Government IT managers should take a closer look at their users’ logins, especially when it comes to cloud services. That’s the advice from the recent Cloud Adoption & Risk in Government Report by Skyhigh Networks, a cloud security company.
The report stated that 96.2 percent of public sector organizations have at least one user with a compromised identity or credential, and 6.4 percent of users at the average agency have at least one account compromised. And since 31 percent of passwords are reused across accounts and services, and the average public sector employee uses more than 16 cloud services, the impact of one compromised account can be immense.
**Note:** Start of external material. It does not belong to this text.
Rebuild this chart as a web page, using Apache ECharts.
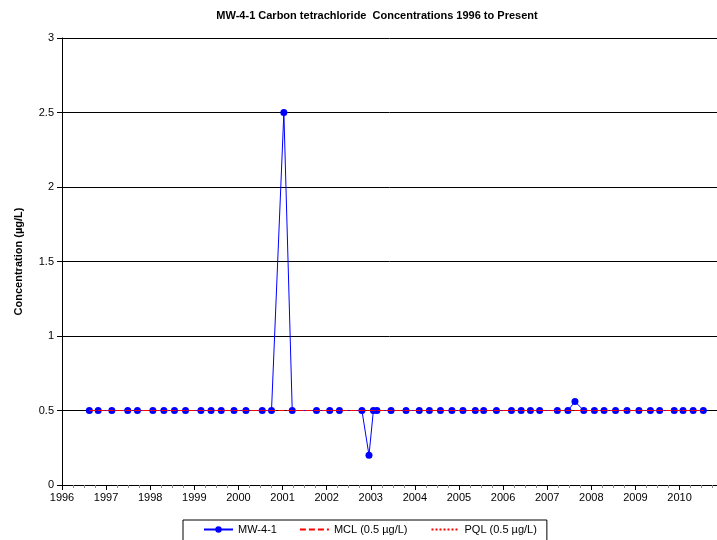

The cloud is “increasingly being used as a vector to filter data out of the organization,” said Kamal Shah, Skyhigh Networks VP of products and marketing. “If you’re an insider and you’d like to take data out of the organization you would likely use a cloud service to copy data. So understanding those behaviors becomes extremely important.”
The prevalence of shadow IT compounds the problem. The average public sector organization uses 742 cloud services, which is about 10-20 times more than IT departments expect, Skyhigh found. That makes it difficult for IT staff to get “visibility into the real usage and risk of cloud services as well as the ability to detect threats and seamlessly enforce security, compliance and governance policies,” said Rajiv Gupta, CEO of Skyhigh Networks.
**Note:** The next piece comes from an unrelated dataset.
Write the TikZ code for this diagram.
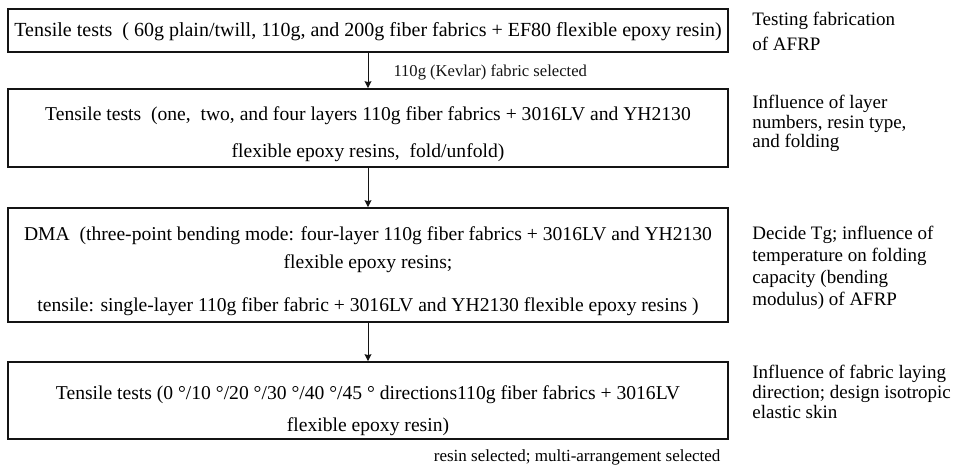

The report also underscored the difficulty of detecting insider threats. While only 7 percent of government IT professionals said their organization had experienced an insider threat in the past year, actual anomaly detection data from Skyhigh showed 82 percent of companies had behavior suggestive of an insider threat in just the last quarter.
The company analyzes usage data and patterns “to identify anomalous behavior that might be indicative of a security breach or a malware or a potential cyber threat,” Shah explained. While “suggestive” data does not always mean a breach was made, the massive gap, as Shah explained, is concern enough. “It’s an area that deserves more attention.”
The Cloud Adoption & Risk is Government Report is based on data from 200,000 public sector employees in the United States and Canada.